Goal of the exercise -
Retype, word for word, the lines from the first line of the entries through the line that holds "7.94, 8.10, 8.08]"; leave out the pictures.

Dataset records -
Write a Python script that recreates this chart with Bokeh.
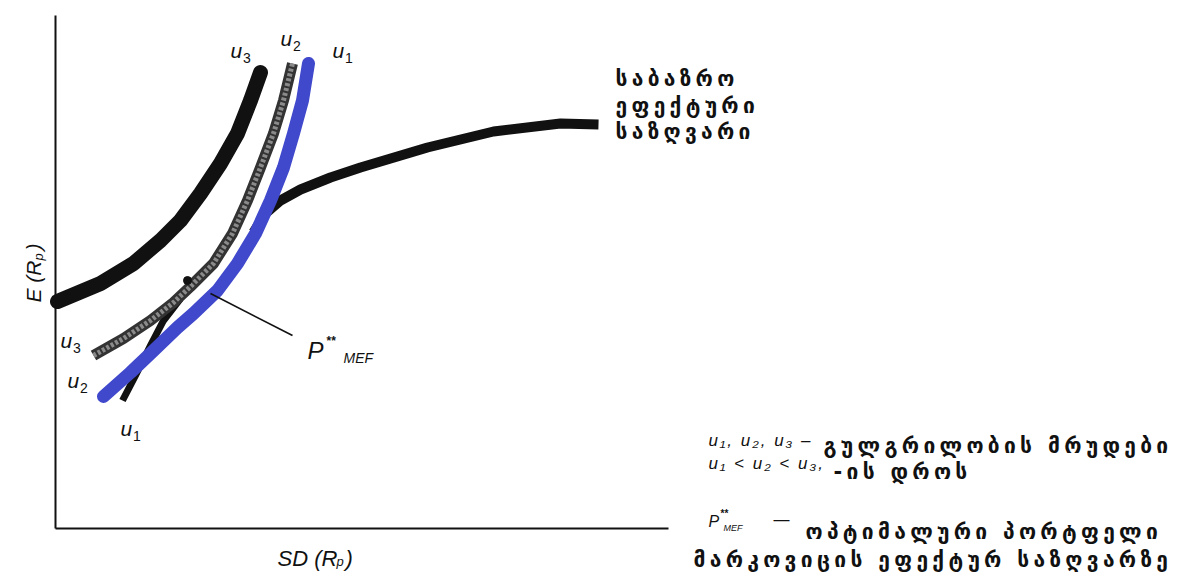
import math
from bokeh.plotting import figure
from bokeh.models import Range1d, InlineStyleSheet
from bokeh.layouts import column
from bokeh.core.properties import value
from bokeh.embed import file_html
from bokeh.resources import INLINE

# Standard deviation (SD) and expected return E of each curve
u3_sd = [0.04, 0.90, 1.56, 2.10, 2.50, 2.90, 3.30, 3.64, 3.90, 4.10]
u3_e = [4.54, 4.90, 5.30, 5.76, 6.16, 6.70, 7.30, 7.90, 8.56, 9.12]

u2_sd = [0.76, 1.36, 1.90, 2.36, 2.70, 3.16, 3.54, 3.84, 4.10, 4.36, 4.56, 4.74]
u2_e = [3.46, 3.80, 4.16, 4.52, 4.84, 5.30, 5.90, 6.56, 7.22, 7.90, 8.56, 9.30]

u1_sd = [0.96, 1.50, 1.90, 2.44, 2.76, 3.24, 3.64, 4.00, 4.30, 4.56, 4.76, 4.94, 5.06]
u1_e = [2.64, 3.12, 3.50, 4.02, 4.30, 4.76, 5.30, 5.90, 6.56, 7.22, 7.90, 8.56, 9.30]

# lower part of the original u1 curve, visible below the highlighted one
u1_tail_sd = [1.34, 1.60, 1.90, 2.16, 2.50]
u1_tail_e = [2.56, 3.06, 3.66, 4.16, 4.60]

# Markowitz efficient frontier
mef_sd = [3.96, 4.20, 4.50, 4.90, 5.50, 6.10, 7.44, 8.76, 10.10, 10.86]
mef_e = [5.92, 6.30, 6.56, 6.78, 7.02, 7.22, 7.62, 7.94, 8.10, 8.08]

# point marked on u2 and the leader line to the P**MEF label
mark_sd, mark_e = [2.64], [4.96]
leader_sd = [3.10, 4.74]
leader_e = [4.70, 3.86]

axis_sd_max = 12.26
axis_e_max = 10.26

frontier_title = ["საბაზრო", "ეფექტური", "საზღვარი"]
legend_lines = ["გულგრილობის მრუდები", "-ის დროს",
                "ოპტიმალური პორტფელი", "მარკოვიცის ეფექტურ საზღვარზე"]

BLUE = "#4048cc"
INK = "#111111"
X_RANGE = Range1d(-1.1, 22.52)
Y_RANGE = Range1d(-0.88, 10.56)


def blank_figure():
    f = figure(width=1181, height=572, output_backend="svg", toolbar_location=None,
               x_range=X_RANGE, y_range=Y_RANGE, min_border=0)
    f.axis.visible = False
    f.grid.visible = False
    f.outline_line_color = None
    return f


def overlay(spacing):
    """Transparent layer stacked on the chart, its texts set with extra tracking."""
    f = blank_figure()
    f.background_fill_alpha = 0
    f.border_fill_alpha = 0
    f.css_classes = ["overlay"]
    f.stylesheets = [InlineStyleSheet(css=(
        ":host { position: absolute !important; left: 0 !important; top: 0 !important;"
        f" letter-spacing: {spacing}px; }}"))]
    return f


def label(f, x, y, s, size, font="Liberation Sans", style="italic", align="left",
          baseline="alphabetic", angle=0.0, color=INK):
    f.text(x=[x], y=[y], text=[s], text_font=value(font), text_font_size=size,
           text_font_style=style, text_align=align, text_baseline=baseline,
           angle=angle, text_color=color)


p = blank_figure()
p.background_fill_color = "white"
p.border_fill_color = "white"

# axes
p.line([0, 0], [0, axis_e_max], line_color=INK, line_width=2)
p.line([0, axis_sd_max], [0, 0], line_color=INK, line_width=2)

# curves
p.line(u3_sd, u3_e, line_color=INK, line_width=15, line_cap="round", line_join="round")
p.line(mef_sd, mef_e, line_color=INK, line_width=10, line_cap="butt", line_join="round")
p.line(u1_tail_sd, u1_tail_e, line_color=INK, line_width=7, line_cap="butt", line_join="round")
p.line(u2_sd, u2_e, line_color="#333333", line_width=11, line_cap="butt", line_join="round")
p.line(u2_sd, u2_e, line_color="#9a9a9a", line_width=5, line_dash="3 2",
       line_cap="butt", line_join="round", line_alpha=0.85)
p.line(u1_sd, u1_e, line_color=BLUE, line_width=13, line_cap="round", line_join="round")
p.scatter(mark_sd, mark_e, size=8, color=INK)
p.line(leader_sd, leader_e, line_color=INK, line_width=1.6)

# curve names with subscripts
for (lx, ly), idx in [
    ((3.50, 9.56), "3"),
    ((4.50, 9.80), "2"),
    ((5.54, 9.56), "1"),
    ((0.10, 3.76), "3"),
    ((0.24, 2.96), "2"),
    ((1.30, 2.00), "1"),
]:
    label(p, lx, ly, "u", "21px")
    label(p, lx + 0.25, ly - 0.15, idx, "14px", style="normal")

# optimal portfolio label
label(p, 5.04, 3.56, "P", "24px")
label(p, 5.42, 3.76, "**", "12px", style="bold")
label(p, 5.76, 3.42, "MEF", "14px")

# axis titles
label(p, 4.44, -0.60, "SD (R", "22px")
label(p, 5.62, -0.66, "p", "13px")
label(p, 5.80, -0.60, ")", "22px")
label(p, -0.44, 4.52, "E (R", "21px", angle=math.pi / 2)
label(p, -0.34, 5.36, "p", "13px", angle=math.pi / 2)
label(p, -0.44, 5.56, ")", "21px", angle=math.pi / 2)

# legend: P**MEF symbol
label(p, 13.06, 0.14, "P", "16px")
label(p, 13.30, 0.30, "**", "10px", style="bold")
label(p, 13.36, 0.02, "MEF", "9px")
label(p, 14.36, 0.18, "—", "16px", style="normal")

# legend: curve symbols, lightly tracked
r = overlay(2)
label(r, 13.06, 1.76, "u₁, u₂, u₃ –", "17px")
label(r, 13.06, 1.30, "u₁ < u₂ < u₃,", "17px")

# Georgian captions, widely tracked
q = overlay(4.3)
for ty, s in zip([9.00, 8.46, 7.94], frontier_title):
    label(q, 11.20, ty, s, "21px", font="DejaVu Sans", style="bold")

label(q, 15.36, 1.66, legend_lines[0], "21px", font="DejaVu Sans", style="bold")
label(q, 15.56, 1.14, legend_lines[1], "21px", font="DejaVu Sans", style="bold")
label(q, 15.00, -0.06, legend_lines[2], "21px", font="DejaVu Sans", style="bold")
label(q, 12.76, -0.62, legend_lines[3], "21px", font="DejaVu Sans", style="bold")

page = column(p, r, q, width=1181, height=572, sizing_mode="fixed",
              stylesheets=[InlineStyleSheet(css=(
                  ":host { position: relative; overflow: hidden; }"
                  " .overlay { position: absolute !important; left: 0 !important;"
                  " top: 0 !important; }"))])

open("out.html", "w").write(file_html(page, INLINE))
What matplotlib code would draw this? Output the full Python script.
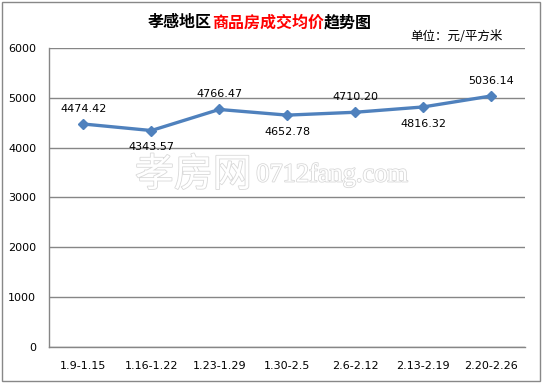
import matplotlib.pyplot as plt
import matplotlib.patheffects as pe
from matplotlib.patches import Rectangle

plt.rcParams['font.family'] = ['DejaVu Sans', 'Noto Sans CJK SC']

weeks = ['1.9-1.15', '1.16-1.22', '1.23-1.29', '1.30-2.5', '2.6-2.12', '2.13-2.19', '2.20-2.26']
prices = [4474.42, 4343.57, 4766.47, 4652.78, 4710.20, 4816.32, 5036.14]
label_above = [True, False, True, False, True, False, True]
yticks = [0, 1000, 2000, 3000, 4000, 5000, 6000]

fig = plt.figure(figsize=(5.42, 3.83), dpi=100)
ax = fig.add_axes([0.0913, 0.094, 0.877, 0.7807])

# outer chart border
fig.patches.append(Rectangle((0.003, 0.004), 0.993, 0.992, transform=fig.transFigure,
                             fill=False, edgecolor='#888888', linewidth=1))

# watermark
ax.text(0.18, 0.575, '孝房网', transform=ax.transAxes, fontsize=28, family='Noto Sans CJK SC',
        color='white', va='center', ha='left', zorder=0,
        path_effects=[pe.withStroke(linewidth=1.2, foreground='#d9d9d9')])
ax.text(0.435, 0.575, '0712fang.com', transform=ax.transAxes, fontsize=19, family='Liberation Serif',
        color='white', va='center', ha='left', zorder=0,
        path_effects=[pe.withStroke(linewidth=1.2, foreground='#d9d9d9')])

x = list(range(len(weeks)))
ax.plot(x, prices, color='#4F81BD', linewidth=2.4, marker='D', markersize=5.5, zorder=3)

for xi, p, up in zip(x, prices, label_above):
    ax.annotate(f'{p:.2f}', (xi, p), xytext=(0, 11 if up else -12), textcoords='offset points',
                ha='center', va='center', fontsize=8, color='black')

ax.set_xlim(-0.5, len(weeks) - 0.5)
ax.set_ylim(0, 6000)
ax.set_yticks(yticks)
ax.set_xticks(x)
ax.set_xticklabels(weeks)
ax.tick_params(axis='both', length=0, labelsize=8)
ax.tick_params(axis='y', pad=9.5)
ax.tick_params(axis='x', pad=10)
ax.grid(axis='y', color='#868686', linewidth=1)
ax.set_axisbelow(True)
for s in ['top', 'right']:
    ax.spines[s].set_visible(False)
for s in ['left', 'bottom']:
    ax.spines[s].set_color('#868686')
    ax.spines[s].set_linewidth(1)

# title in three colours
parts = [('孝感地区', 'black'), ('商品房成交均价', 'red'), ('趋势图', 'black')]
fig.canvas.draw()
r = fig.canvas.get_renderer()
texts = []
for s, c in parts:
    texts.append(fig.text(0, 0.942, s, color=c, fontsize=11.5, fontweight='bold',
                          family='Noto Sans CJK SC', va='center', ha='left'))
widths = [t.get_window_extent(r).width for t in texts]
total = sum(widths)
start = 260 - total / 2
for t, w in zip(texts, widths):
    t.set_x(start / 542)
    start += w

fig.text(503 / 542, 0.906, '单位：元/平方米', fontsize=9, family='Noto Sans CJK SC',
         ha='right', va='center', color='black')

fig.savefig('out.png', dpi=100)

Exercise solution -
Write a Python script that recreates this chart with Bokeh.
import math
from bokeh.plotting import figure
from bokeh.models import Range1d, InlineStyleSheet
from bokeh.layouts import column
from bokeh.core.properties import value
from bokeh.embed import file_html
from bokeh.resources import INLINE

# Standard deviation (SD) and expected return E of each curve
u3_sd = [0.04, 0.90, 1.56, 2.10, 2.50, 2.90, 3.30, 3.64, 3.90, 4.10]
u3_e = [4.54, 4.90, 5.30, 5.76, 6.16, 6.70, 7.30, 7.90, 8.56, 9.12]

u2_sd = [0.76, 1.36, 1.90, 2.36, 2.70, 3.16, 3.54, 3.84, 4.10, 4.36, 4.56, 4.74]
u2_e = [3.46, 3.80, 4.16, 4.52, 4.84, 5.30, 5.90, 6.56, 7.22, 7.90, 8.56, 9.30]

u1_sd = [0.96, 1.50, 1.90, 2.44, 2.76, 3.24, 3.64, 4.00, 4.30, 4.56, 4.76, 4.94, 5.06]
u1_e = [2.64, 3.12, 3.50, 4.02, 4.30, 4.76, 5.30, 5.90, 6.56, 7.22, 7.90, 8.56, 9.30]

# lower part of the original u1 curve, visible below the highlighted one
u1_tail_sd = [1.34, 1.60, 1.90, 2.16, 2.50]
u1_tail_e = [2.56, 3.06, 3.66, 4.16, 4.60]

# Markowitz efficient frontier
mef_sd = [3.96, 4.20, 4.50, 4.90, 5.50, 6.10, 7.44, 8.76, 10.10, 10.86]
mef_e = [5.92, 6.30, 6.56, 6.78, 7.02, 7.22, 7.62, 7.94, 8.10, 8.08]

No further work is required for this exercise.